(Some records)
--------
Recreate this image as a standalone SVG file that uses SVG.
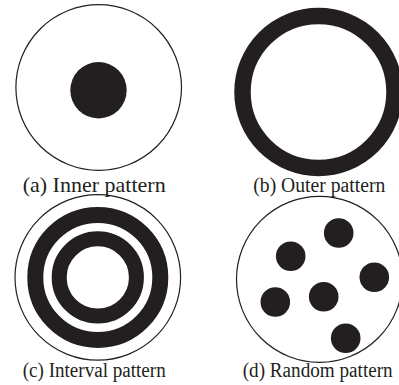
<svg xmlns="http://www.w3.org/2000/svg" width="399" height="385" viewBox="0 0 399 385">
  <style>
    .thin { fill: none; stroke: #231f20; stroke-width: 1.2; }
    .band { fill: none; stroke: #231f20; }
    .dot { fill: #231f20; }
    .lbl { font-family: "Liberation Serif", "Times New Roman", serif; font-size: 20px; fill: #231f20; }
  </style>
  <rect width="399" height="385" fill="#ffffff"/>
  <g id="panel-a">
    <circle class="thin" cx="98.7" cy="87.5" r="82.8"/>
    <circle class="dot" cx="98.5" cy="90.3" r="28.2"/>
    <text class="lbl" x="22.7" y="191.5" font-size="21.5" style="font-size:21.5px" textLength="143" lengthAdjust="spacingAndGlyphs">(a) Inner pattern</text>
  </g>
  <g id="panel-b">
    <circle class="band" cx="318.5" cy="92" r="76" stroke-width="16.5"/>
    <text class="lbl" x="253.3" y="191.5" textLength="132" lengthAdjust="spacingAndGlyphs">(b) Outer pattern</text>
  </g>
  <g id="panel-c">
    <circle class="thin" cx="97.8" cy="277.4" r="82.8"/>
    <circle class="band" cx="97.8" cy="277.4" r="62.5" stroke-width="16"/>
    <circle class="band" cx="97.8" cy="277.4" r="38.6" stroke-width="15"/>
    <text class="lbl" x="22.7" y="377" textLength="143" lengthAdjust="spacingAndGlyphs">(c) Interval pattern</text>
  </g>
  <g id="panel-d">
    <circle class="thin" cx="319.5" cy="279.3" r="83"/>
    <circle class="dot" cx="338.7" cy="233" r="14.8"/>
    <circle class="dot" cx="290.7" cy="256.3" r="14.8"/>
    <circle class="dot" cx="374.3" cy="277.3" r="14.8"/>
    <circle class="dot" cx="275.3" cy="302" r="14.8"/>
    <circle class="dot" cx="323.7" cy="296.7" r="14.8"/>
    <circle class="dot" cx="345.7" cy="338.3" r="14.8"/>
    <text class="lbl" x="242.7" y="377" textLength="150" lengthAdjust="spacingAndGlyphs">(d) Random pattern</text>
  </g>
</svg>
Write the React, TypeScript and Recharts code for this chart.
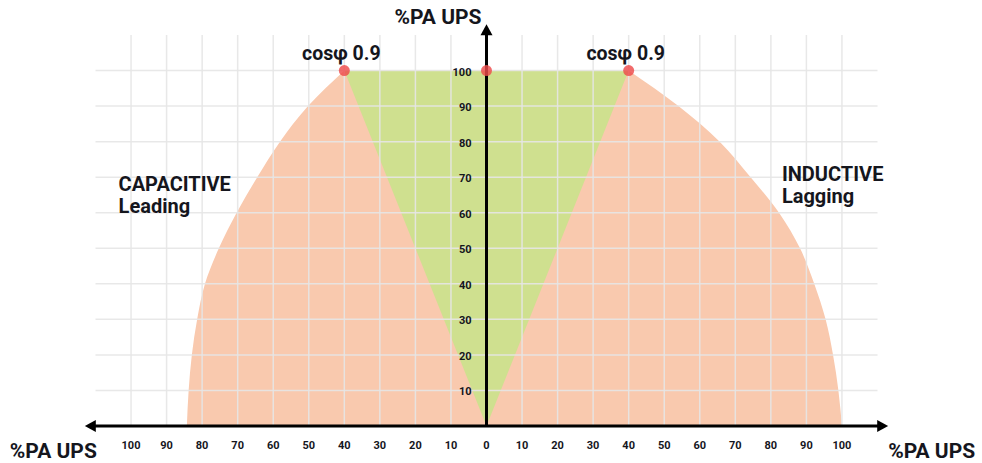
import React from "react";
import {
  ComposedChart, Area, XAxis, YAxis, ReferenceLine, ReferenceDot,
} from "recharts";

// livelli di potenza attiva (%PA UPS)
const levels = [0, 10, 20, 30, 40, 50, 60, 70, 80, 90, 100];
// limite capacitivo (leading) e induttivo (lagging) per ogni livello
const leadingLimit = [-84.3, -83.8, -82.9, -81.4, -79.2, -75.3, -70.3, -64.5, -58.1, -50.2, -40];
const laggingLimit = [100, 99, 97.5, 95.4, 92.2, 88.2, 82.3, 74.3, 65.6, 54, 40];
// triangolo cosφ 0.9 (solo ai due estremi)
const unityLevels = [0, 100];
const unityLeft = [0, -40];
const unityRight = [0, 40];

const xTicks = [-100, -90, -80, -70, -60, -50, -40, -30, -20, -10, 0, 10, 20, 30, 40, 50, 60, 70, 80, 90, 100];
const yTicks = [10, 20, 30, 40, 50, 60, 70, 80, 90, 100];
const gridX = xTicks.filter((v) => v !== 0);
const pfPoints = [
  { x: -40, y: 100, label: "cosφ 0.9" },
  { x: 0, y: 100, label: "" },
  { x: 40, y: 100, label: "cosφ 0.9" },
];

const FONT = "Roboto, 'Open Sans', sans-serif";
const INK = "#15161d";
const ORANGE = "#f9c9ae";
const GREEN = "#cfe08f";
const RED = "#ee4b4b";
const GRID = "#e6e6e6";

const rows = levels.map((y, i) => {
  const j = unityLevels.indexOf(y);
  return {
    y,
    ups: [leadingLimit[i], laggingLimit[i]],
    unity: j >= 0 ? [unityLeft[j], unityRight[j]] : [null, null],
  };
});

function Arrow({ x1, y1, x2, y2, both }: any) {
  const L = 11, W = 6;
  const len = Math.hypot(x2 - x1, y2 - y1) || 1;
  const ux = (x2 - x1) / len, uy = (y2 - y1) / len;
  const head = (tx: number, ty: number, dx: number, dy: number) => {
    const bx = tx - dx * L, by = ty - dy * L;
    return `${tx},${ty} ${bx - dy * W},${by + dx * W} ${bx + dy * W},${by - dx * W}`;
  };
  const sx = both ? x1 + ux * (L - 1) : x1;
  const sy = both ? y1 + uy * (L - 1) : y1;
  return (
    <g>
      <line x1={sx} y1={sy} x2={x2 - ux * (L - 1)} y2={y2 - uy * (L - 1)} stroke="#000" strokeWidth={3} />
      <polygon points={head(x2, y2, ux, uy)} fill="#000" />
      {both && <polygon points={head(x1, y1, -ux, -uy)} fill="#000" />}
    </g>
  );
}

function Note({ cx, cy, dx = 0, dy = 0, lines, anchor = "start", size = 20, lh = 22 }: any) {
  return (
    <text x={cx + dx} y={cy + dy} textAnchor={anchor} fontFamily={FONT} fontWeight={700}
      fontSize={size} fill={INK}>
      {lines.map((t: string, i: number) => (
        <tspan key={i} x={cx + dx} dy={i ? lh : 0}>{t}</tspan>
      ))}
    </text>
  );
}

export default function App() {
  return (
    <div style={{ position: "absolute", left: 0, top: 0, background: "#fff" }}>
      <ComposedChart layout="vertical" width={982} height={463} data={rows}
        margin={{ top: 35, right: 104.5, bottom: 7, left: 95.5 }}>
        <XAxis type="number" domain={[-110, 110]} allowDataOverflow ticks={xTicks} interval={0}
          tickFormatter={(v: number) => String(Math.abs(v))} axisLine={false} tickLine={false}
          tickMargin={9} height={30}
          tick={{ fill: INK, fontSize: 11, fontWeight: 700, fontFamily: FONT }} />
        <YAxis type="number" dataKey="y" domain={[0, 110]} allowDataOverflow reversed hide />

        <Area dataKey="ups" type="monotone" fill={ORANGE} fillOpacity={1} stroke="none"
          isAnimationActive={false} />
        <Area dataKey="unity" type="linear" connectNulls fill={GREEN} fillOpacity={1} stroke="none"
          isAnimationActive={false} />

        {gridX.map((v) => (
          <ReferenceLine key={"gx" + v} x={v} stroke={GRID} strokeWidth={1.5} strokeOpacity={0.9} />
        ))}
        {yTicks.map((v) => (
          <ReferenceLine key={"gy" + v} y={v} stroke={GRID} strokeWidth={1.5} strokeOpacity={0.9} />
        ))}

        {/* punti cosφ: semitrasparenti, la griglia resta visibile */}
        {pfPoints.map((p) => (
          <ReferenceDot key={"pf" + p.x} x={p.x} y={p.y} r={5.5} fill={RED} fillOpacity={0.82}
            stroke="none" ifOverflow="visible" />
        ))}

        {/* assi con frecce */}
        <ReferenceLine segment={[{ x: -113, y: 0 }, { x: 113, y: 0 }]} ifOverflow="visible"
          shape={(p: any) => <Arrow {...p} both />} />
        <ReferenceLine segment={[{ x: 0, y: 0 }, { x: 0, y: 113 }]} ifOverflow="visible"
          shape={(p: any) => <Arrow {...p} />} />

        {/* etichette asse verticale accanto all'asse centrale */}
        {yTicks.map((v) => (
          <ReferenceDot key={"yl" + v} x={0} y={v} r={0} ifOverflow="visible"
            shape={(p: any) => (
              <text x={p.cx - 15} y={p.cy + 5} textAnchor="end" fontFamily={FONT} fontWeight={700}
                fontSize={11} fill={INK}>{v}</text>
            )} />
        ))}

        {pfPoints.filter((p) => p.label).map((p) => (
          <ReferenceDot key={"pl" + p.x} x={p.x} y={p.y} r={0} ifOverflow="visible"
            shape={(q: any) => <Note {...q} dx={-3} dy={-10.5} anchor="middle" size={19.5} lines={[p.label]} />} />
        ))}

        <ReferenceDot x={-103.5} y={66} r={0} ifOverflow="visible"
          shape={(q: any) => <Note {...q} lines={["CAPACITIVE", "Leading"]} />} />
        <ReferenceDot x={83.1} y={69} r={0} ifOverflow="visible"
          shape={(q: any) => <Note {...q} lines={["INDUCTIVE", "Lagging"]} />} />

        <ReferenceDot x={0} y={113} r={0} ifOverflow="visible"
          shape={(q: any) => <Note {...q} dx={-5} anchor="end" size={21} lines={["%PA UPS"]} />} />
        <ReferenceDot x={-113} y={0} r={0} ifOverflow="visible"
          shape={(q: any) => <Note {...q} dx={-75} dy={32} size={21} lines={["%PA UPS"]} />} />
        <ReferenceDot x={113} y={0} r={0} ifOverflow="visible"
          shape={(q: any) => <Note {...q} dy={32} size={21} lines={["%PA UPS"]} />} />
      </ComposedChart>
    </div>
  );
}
--------
=== Written problem ===
Reproduce, word for word, only the lines in the records above from the line with "Write the React, TypeScript" through the line with "const unityRight = [0, 40];", including both ends; omit the pictures.

=== Solution for this task ===
Write the React, TypeScript and Recharts code for this chart.
import React from "react";
import {
  ComposedChart, Area, XAxis, YAxis, ReferenceLine, ReferenceDot,
} from "recharts";

// livelli di potenza attiva (%PA UPS)
const levels = [0, 10, 20, 30, 40, 50, 60, 70, 80, 90, 100];
// limite capacitivo (leading) e induttivo (lagging) per ogni livello
const leadingLimit = [-84.3, -83.8, -82.9, -81.4, -79.2, -75.3, -70.3, -64.5, -58.1, -50.2, -40];
const laggingLimit = [100, 99, 97.5, 95.4, 92.2, 88.2, 82.3, 74.3, 65.6, 54, 40];
// triangolo cosφ 0.9 (solo ai due estremi)
const unityLevels = [0, 100];
const unityLeft = [0, -40];
const unityRight = [0, 40];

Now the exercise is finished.